2022 Universal Registration Document

Chapter 2 : Corporate governance

Pursuant to the criterion relating to operating profit, in order for all the free shares granted to finally vest at the end of the vesting period, a level of growth defined by the Board but not made public for confidentiality reasons, must be achieved or exceeded. Below this level, the grant decreases. If the operating profit does not increase in absolute value over the period, no share will finally vest pursuant to this criterion.

With regard to the criterion of fulfilling commitments made under the L’Oréal for the Future programme, in order for all the free shares granted to be finally vested by the beneficiaries at the end of the vesting period, an average of 65% of the L’Oréal for the Future Commitments must be achieved during the vesting period. Below this level, the grant decreases. No shares will vest if the average level of achievement for the L’Oréal for the Future Commitments falls below 50%.

With regard to the criterion of gender balance in strategic positions, in order for all the free shares granted to be finally vested by the beneficiaries at the end of the vesting period, the average proportion of employees of each gender in strategic positions must be at least 40%. Below this level, the grant decreases. No shares will vest in relation to this criterion if the average representation of one of the sexes is less than35% over the vesting period.

The figures recorded year on year to determine the levels of performance achieved are published in Chapter 7.

Main features of the grant

This Plan enabled 700,000 performance shares (ACAs), i.e. 0,1%of the share capital, to be granted to 2,647 beneficiaries.

The conditional grant of performance shares benefiting Mr Nicolas Hieronimus in 2022 represents 2.86% of the total number of performance shares granted and 0.004% of the share capital as at 26 July 2022.

In addition, as a corporate officer, Mr Nicolas Hieronimus will retain 50% of the shares that will finally vest at the end of the vesting period in registered form until the end of his term of corporate office.

Furthermore, Mr Nicolas Hieronimus has undertaken not to use risk hedging instruments.

To recap, Mr Nicolas Hieronimus was not awarded any other long-term incentives in 2022.

2.4.2.2.4. Remuneration as Director

Mr Nicolas Hieronimus does not receive any remuneration as Director.

He does not receive any remuneration as a Director of the Group companies.

2.4.2.2.5. Additional social protection schemes

Mr Nicolas Hieronimus continues to benefit, because of his classification as a senior manager during his term of office, from the additional social protection schemes and, in particular, the defined contribution pension scheme, and the employee benefit and healthcare schemes applicable to the Company’s employees.

The amount of the employer’s contributions to the employee benefit and healthcare schemes for 2022 amounted to €4,217.94, and the amount of the employer’s contribution to the Defined Contribution Pension scheme amounted to €6,376.08.
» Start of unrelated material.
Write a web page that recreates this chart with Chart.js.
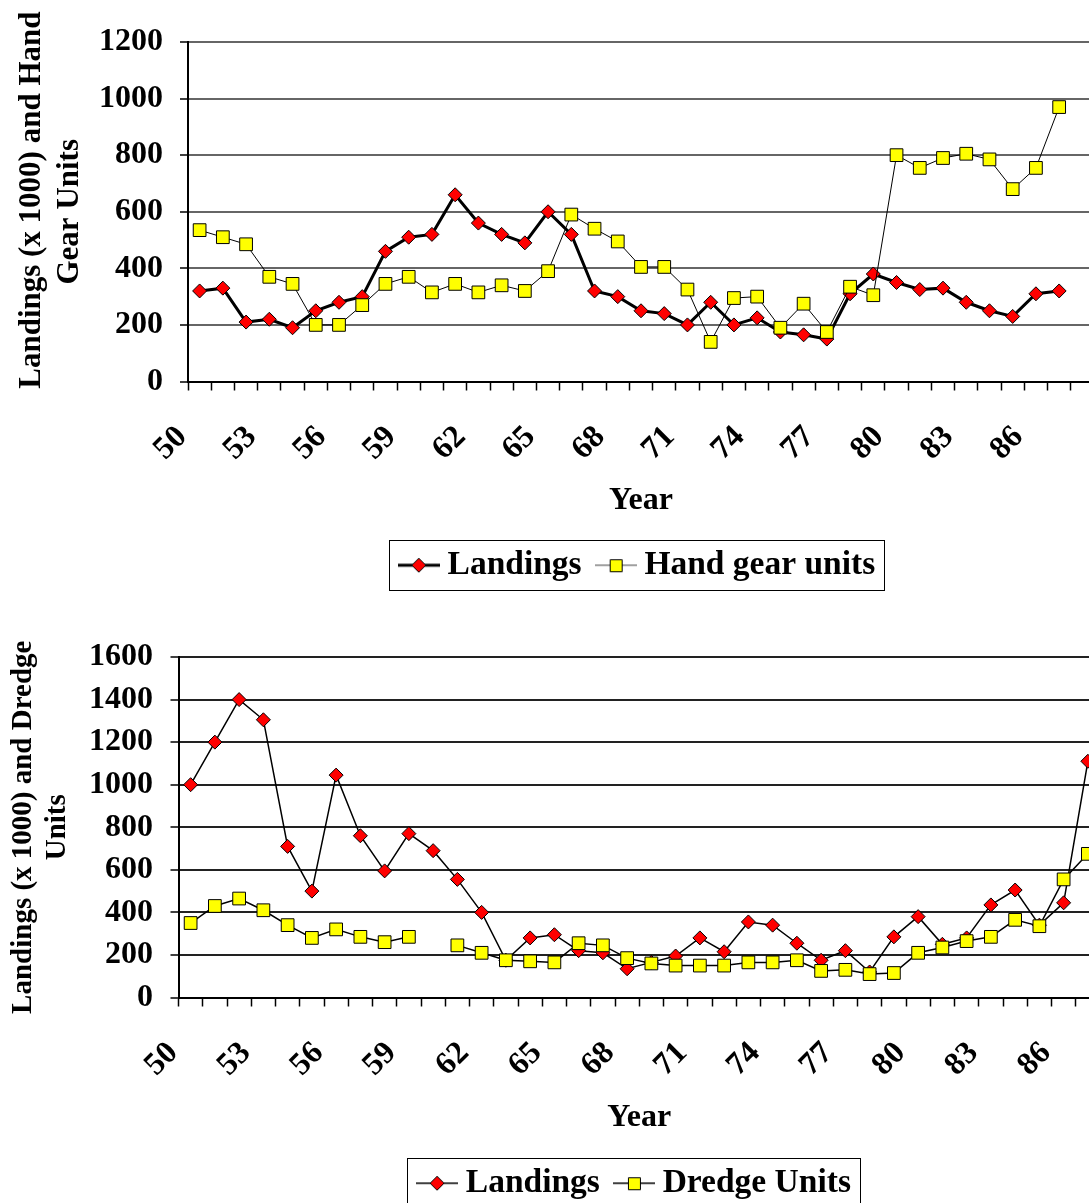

Under the Defined Contribution Pension Scheme (“L’Oréal RCD”, as described in chapter 4), the rights of which are strictly proportional to the contributions paid, and which benefits all employees of L’Oréal in France, the estimated amount of Mr Nicolas Hieronimus’s annual retirement pension at 31 December 2022 would be a gross amount of €5,151.

As for all other senior managers of the Group, the pension resulting from the employer contributions of the L’Oréal RCD will be deducted from the amount of the Pension Cover for the calculation of the life annuity potentially due under this plan so that these benefits are not combined.

As a reminder, the lifetime risk related to the plans resulting from Article 83, 2° of the French General Tax Code is borne by the insurer.

2.4.2.3. Remuneration paid or allocated to Mr Jean-Paul Agon, Chairman of the Board of Directors
2.4.2.3.1. Fixed remuneration

At its meeting of 9 February 2022, and on the recommendation of the Human Resources and Remuneration Committee, the Board of Directors decided to maintain Mr Jean–Paul Agon’s fixed annual remuneration at the gross amount of €1,600,000.

2.4.2.3.2. Additional social protection schemes

The Chairman of the Board benefits from the same employee benefit scheme as the senior managers of the Company.

The amount of employer contributions to employee benefit plans was €3,433.